Acting Defense Secretary Patrick Shanahan said in a letter to senior department officials on Thursday that the Pentagon will implement additional policies to curb and try to eliminate sexual assault in the military.

"To put it bluntly, we are not performing to the standards and expectations we have for ourselves or for each other. This is unacceptable," Shanahan said in the letter. "We cannot shrink from facing the challenge head on. We must, and will, do better."

Dr. Elizabeth Van Winkle, the executive director of Department of Defense office of force resiliency, said she was "disheartened and frustrated" at the numbers during a press briefing Thursday, but said that the department is committed to addressing the issue.

"They undercut the order and discipline necessary to maintain the strongest military force in the world…the order and discipline our Service members deserve," she said. "This is men and women seeing things and doing things that contradict our core values, choosing not to take action, potentially because they don't know how, they aren't empowered to, or they don't know they need to. This is a Department problem, and we are all responsible for fixing it."

She added, "Sexual assault is counter to our expectations for our force...but I am not without hope."

Despite the increase in reported incidents of sexual assault, the report does highlight some silver linings.

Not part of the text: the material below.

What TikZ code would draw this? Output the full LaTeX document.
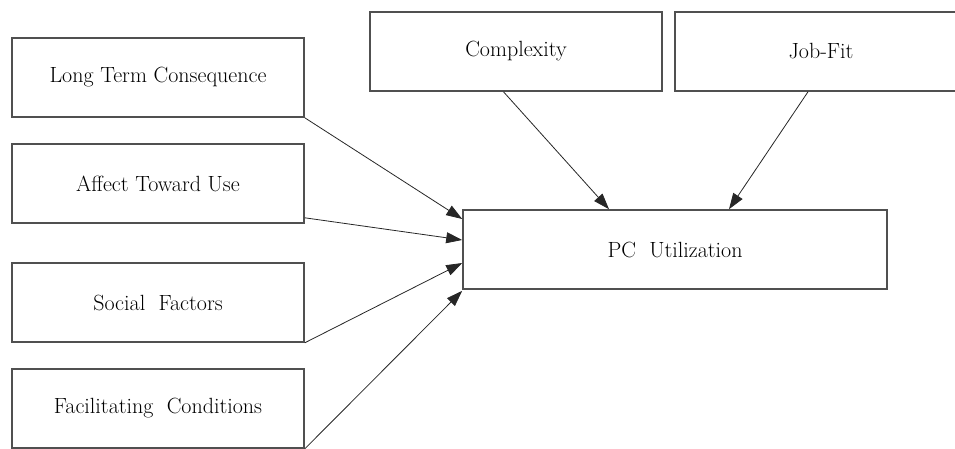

For instance, the department said in the report that it believes policies put in place over the past decade have encouraged greater reporting of sexual harassment and assault. In 2006, one out of 14 service members who experience sexual assault reported it to a superior. In 2018, one in three service members reported incidents, the report said.

The department also established a sexual assault accountability task force at the request of Sen. Martha McSally, R-Ariz., in March. McSally, a retired Air Force colonel and the first female fighter pilot to fly a combat mission, revealed at an Armed Services Committee subcommittee hearing on military sexual assault in March that she was raped by a superior officer while on active duty.

Shanahan said in his letter to DoD officials on Thursday that the department also plans to make sexual harassment a "stand alone" crime in the military justice system.